Hence the sum is = $$a_n - a_0 = (1/n) -1 = \dfrac{1-n}{n}$$ but it is wrong.

3. anonymous

is that sum supposed to be from $$k=1$$ to $$n$$?

4. Loser66

Yes

5. imqwerty

the series is like - 1-1/2 + 1/2 -1/3.......1/n -1/(n+1) =1-1/(n+1) =(n)/(n+1)

6. anonymous

consider: $$\sum_{k=1}^n\left(\frac1k-\frac1{k+1}\right)=1-\frac12+\frac12-\frac13+\dots+\frac1n-\frac1{n+1}=1-\frac1{n+1}=\frac{n}{n+1}$$

7. Loser66

@imqwerty @oldrin.bataku Yes, it is, if we expand it.
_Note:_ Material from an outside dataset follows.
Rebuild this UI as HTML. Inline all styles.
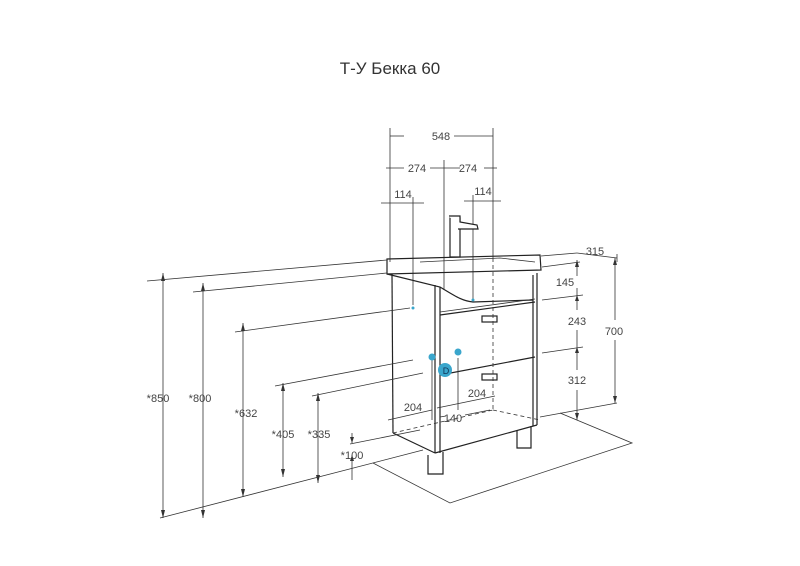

My question is why cannot I apply formula?

8. anonymous

yeah, you incorrectly collapsed the telescoping series. it actually collapses to: $$\sum_{k=1}^n\frac1k-\sum_{k=1}^n\frac1{k+1}=\left(1+\sum_{k=2}^n\frac1k\right)-\left(\sum_{k=2}^n\frac1n+\frac1{n+1}\right)=1-\frac1{n+1}$$

9. anonymous

I don't know what you mean by 'formula', there's no general formula for a telescoping series in that sense -- telescoping just means it can be rewritten as a series in which interior terms cancel out. exactly what gets left over and in what order does not really follow from a 'formula', it's dependent on the form of the series

10. anonymous

oops, that should be $$\sum_{k=2}^n\frac1k$$ both times there, not $$\sum\frac1n$$

11. Loser66

Oh, I got what is wrong with it. I am sorry for my silly. Yes, we have $$\sum_{k =1}^n (a_k - a_{k-1})= a_n -a_0$$

12. Loser66

but it is $$a_k -a_{k-1}$$ that is the term - its previous term while I interpreted as term - next term. I am sorry.